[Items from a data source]
+--

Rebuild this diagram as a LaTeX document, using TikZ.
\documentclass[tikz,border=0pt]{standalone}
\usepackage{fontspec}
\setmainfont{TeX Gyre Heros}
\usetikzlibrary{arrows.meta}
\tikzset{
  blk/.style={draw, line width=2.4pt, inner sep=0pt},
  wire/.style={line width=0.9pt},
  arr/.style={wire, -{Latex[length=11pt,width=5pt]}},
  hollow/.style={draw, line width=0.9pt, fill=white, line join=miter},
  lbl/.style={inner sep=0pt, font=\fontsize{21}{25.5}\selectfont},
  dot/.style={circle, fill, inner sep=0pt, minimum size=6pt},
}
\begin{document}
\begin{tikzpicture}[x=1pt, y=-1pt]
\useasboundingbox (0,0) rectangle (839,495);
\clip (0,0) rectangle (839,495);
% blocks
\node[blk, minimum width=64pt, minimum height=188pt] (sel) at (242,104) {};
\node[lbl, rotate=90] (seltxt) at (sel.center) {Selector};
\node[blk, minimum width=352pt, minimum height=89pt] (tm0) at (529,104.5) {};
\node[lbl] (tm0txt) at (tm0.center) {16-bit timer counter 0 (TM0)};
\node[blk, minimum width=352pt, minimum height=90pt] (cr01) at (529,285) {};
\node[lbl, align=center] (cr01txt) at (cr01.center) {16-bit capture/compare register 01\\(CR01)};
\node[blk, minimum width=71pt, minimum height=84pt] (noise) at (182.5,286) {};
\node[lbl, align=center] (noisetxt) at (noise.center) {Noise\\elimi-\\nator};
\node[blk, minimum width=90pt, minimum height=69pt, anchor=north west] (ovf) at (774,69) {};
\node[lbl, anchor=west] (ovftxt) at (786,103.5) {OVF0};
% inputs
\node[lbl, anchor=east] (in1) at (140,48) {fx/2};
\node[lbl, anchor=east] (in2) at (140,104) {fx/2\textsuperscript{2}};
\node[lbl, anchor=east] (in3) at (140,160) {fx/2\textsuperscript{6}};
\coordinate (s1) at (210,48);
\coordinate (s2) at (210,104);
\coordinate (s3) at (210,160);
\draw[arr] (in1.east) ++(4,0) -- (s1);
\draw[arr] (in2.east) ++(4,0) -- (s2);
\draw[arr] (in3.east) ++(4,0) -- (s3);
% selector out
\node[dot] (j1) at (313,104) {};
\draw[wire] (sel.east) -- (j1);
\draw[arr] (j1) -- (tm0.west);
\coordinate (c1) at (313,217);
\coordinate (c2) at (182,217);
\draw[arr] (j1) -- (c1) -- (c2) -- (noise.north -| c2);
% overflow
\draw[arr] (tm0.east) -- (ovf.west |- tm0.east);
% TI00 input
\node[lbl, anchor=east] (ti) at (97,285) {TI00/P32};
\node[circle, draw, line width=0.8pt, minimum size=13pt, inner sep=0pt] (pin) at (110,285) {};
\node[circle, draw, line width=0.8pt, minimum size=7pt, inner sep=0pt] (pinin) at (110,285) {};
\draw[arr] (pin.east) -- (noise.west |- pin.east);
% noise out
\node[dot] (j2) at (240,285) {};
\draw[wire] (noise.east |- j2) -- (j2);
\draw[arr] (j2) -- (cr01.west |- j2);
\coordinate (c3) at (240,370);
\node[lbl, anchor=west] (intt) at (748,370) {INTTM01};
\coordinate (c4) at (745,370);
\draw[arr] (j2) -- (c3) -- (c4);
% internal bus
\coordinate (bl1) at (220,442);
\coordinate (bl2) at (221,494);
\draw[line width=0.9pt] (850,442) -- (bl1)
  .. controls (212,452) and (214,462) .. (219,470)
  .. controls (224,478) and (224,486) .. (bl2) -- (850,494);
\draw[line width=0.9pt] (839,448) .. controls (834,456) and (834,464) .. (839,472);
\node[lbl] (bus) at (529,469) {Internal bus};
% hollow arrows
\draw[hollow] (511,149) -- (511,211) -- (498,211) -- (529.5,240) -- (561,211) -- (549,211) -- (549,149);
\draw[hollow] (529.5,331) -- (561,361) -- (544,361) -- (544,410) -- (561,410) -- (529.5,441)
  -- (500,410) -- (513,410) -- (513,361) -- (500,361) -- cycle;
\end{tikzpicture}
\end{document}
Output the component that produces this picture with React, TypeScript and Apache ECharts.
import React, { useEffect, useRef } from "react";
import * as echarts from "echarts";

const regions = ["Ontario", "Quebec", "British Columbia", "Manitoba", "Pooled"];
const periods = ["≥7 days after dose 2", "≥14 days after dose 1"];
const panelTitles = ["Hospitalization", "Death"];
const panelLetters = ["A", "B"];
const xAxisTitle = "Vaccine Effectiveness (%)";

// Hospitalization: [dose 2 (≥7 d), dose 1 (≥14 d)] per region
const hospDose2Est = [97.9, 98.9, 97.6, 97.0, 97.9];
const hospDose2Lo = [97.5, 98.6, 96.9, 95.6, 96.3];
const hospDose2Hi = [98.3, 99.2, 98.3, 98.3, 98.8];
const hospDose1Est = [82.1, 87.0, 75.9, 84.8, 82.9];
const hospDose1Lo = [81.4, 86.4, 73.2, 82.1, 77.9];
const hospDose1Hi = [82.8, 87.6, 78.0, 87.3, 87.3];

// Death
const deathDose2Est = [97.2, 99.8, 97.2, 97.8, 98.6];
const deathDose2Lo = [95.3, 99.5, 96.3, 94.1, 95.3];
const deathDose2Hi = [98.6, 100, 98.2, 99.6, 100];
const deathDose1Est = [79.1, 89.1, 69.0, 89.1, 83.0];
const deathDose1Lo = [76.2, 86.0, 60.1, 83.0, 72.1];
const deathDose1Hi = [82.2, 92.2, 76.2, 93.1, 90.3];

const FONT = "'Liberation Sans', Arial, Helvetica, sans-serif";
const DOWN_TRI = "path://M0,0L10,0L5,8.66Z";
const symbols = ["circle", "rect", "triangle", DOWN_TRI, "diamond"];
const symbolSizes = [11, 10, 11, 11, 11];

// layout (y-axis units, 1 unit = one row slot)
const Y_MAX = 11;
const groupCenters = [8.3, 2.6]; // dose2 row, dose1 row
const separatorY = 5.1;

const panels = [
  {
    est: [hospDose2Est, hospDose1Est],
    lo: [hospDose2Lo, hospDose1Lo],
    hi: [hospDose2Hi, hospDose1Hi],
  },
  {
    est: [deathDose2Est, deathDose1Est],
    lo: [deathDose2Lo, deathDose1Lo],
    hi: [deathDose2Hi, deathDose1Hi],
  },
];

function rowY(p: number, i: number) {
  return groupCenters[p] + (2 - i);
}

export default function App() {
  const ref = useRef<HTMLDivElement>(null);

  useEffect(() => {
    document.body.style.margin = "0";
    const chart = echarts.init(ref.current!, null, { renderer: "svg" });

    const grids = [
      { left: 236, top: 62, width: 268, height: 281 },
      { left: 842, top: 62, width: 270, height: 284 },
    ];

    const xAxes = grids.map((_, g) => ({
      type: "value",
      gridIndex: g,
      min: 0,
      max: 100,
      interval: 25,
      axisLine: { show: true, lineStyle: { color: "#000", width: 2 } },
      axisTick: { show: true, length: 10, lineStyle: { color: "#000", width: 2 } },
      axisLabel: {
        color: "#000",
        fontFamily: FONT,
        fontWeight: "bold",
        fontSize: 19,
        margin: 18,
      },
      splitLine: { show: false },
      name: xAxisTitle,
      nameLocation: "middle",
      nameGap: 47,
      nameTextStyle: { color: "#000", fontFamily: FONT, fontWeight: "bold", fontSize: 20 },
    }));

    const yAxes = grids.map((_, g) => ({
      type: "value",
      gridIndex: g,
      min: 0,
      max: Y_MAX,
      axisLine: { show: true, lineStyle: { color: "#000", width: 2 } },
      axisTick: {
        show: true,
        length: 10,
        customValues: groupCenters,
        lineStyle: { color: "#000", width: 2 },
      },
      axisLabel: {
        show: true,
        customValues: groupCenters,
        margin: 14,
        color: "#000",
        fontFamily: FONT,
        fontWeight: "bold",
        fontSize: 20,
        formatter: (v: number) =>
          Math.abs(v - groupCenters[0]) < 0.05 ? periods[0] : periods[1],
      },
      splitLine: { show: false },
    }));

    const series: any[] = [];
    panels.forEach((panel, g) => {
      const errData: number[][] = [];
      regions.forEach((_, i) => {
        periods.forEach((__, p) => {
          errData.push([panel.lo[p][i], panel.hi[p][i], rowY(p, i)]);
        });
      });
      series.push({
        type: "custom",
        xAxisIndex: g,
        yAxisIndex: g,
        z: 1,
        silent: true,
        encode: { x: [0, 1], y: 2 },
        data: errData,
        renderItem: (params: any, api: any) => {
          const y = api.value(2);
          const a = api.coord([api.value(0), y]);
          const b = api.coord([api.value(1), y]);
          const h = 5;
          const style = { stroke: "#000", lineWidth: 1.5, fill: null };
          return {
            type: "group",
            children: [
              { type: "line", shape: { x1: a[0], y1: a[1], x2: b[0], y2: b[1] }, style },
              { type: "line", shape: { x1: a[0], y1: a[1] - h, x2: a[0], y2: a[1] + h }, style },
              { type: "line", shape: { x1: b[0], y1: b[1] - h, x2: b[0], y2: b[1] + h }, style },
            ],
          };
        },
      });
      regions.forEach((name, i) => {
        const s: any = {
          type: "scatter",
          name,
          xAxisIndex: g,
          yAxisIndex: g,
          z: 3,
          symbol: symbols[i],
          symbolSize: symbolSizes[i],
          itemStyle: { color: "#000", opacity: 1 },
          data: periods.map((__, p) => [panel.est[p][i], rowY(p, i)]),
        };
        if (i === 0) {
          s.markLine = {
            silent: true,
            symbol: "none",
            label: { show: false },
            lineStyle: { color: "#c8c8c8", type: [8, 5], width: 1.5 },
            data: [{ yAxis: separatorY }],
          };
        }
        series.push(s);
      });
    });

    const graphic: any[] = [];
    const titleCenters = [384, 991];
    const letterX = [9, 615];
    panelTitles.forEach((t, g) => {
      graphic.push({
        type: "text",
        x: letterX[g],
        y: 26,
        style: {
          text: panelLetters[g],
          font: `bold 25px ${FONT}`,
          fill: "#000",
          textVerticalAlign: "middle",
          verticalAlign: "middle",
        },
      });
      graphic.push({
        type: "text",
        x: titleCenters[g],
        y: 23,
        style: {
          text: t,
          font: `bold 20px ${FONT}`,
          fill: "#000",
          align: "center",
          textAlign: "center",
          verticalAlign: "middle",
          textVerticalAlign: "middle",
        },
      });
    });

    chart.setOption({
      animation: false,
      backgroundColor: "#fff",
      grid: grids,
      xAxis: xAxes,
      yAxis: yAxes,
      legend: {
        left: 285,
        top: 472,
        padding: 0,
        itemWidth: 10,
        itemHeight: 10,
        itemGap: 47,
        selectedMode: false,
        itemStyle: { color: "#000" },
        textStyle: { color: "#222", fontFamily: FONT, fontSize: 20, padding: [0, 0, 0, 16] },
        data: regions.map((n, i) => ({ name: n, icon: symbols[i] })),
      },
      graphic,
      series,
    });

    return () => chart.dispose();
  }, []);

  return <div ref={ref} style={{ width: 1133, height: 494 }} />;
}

+--

**EXERCISE BRIEF:** Will you return exactly the lines above from the one with "Output the component" down to the one with "import * as", counting both as part of the range?

**ANSWER FOR THIS EXERCISE:**
Output the component that produces this picture with React, TypeScript and Apache ECharts.
import React, { useEffect, useRef } from "react";
import * as echarts from "echarts";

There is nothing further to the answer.